Speaking at the recent L’Oréal Travel Retail annual press conference, the company’s travel retail managing director Vincent Boinay noted that millennial consumers are driving change in the segment in particular, as well as those from China and Brazil.
A new retail hotspot
L’Oréal’s travel retail head noted that travel retail offers a unique opportunity to attract new consumers to brands, and can be used as an opportunity to plug brands to travellers who might otherwise not encounter them.
“The future is bright for travel-retail and we will be part of this story,” Boinay asserted. “We will grow in the future. Travel-retail is an image driver and also a recruitment tool. Many people discover brands when they are travelling.”
Valued at $63.5bn in 2014, it is predicted to grow to a mammoth $84bn by 2020, according to Fung Business Intelligence Centre, with Econsultancy noting that beauty accounts for “around a third of all travel retail sales”.
“As Heathrow Airport's new personal shopper service shows, airports have become more about the experience consumers can have before they get on the plane, rather than about the act of travelling itself,” Econsultancy noted in a recent blog post.
Makeup at the forefront
According to L’Oréal’s consumer product division general manager for travel retail, Stefania Fabiano, who also spoke at the conference, colour cosmetics are the strongest segment within travel retail, and again, suggests millennials are to thank.
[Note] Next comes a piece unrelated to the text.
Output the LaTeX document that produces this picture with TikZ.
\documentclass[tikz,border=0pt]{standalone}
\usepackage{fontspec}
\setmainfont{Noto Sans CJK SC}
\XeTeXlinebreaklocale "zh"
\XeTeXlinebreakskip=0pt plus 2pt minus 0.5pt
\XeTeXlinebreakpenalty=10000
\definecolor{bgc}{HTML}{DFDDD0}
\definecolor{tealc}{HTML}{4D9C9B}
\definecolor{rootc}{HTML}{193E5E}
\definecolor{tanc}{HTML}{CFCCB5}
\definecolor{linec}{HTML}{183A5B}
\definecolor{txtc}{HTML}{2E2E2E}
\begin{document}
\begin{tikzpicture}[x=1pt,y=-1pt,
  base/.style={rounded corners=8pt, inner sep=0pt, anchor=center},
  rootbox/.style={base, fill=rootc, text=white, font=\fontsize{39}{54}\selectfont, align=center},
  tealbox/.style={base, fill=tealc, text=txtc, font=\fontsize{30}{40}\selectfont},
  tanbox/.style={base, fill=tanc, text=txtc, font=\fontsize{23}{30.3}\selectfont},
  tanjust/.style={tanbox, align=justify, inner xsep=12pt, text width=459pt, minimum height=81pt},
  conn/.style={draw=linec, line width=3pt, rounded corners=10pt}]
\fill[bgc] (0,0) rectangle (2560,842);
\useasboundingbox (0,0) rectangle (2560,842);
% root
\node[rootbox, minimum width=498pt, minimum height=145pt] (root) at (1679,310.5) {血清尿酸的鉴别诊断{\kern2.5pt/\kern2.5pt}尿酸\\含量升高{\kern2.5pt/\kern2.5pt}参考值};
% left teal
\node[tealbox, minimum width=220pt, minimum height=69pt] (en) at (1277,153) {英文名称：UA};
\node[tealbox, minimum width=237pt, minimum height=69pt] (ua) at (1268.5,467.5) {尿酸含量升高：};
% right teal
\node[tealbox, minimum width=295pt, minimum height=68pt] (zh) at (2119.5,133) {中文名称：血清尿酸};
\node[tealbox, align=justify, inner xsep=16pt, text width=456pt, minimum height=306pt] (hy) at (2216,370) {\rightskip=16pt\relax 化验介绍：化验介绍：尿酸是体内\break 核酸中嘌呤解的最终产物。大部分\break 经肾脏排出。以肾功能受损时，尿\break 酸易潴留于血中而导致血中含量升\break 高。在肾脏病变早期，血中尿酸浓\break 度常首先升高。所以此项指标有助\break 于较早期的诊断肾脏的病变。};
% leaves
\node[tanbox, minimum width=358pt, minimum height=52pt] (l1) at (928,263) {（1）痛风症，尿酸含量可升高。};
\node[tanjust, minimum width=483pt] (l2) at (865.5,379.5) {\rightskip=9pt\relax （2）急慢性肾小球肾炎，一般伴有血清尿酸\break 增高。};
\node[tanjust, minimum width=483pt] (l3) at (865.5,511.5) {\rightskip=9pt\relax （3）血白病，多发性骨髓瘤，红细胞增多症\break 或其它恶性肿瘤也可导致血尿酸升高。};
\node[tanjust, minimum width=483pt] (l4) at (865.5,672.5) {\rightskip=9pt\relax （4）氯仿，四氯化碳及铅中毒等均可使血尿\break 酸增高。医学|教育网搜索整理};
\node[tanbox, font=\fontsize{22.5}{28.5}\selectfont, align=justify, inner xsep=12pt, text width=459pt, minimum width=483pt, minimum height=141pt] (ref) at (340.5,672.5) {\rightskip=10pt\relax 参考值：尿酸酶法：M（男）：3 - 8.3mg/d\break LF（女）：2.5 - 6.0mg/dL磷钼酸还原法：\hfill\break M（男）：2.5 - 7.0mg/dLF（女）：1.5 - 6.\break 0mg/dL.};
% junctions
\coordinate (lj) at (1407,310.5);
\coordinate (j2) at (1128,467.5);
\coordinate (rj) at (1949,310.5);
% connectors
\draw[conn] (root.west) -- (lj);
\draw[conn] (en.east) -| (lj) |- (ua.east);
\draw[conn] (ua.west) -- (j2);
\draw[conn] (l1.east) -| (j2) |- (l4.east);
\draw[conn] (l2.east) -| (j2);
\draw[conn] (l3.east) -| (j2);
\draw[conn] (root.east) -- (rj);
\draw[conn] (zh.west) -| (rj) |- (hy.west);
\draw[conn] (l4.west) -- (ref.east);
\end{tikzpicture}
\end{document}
“It will remain the fastest growing category [within beauty] in the next five years in travel-retail. This comes from new consumers, millennials and the selfie generation. They love to play and experiment, make-up is the ideal category for them. They are ultra connected, love tutorials and are becoming more expert,” she said.
Millennials are certainly big business. According to the Pew Research Center, they are ntow the biggest living generation in the US, for example, outstripping both baby boomers and Generation X.